10 Violent Battles that Defined the Holy Roman Empire

The crowning of Charlemagne - The Fellowship of the King

The Holy Roman Empire was a collection of multi-ethnic territories in Central Europe. Pope Leo III technically formed it on Christmas Day 800 when Charlemagne was crowned emperor. It was a way of reviving the title of Emperor in Western Europe some 324 years after the fall of the Roman Empire in the West. Members of the Carolingian family held the title of Holy Roman Emperor until 888. It was claimed by numerous Italian rulers until 924 but was revived by the crowning of Otto I as emperor in 962.

The term ‘Holy Roman Empire’ was first used in the 13th century and while the office was supposed to be elective, it was typically held by dynasties. It was a great, sprawling and unique entity that was the heart of Europe for centuries. As well as being the home of many great ideas and inventions, it also led to the formation of various modern European states such as the Czech Republic and Germany.

The Holy Roman Empire’s relations with mighty nations such as France, Italy, Poland and Britain led to a large number of wars in the Middle Ages. The empire also stood shoulder to shoulder with European allies in the face of Muslim invasions. In this article, I look at 10 crucial battles in the history of the Holy Roman Empire.

Otto III – Wikipedia

1 – Battle of Stilo (982)

Also known as the Battle of Cape Colonna, this fight took place between the Holy Roman Empire under Emperor Otto II and the Kalbid Muslims of Sicily on July 13 or 14, 982. The Muslims were led by the Kalbid emir of Sicily, Abu’l-Qasim. Perhaps a few weeks before the battle, the emir had declared a jihad (holy war) against the Germans, but when he saw the size of their army, he had second thoughts and retreated.

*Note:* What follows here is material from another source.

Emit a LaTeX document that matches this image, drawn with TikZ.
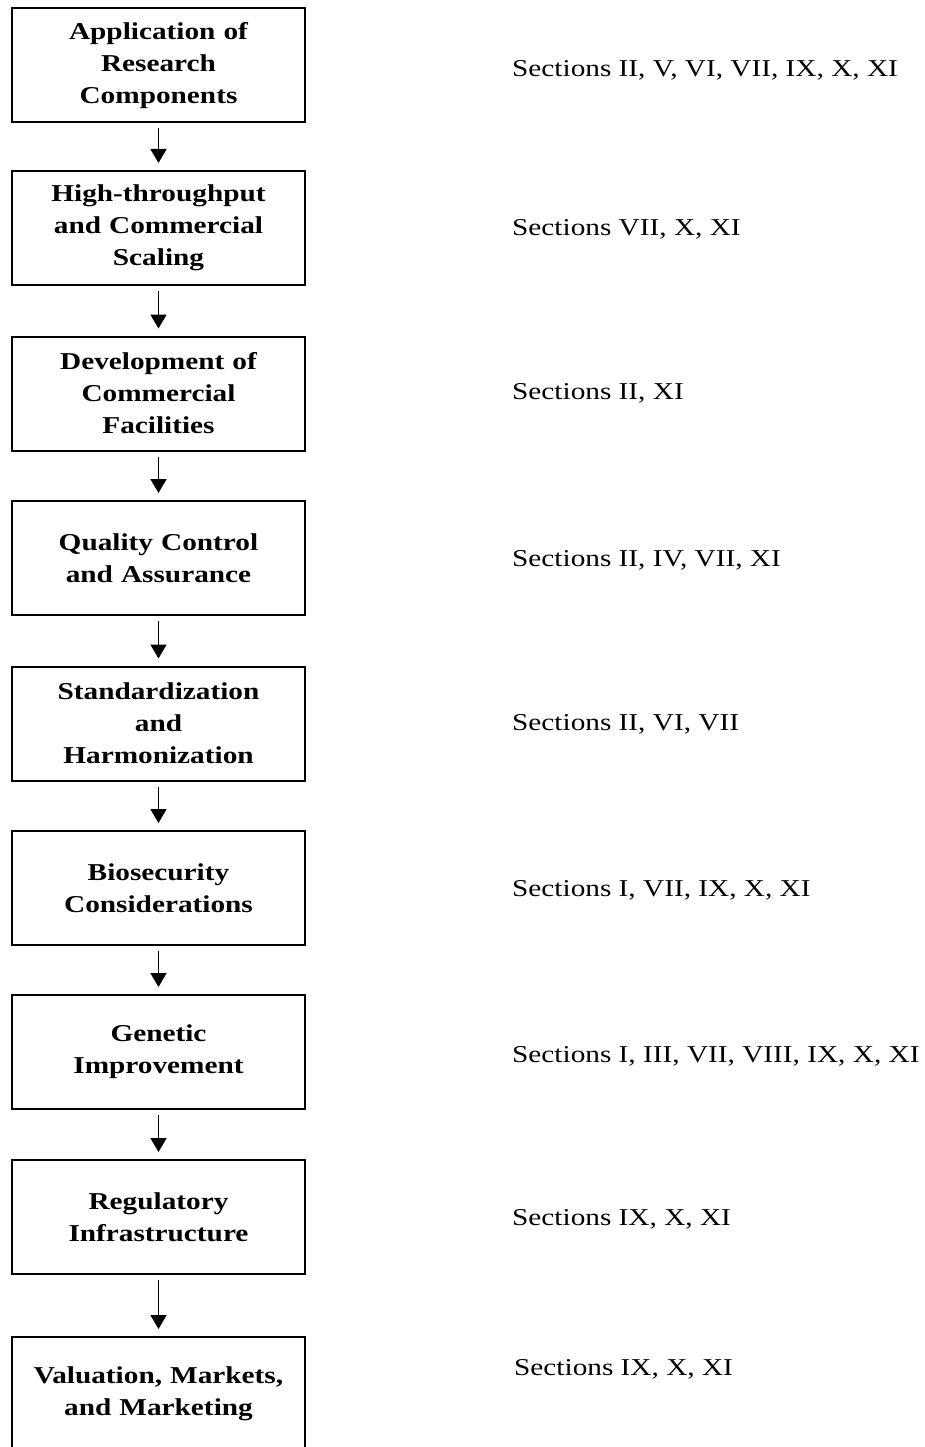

Otto chased the Muslims, and once Abu’l-Qasim realized that his retreat had no chance of succeeding, he set up his army for an open field battle just south of Crotone at Cape Colonna. Otto was supported by the Lombards of Southern Italy, and the battle started well for the Holy Roman Empire as German heavy cavalry almost obliterated the center of the Muslim army. The emir died in the initial fighting, and while the loss of a commander normally damages an army’s morale, the death of Abu’l-Qasim galvanized the men who surrounded the German troops with a well-hidden reserve of cavalry.

The Holy Roman Empire’s army lost at least 4,000 men and two dozen nobles including Landulf IV of Benevento and the Bishop of Augsburg, Henry I. Otto managed to survive the slaughter, and he found refuge on a Greek merchant ship. He was forced to head north to Verona and news of the disastrous defeat traveled as far as England. It was one of the most significant early defeats suffered by the empire.

Otto had probably planned to reconquer Calabria from the Sicilian Muslims, but his failure led to a series of revolts against the empire instead. Pagan Slavs rose up in revolt of the emperor’s Christianization policies which led to a loss of imperial control of the area for several decades. Had Otto won the Battle of Stilo, there may have been a more stable empire for Otto III to rule. Instead, the teenage emperor fought to regain control with limited success. When Otto III died in 1002 with no clear heir, the empire was plunged into political chaos.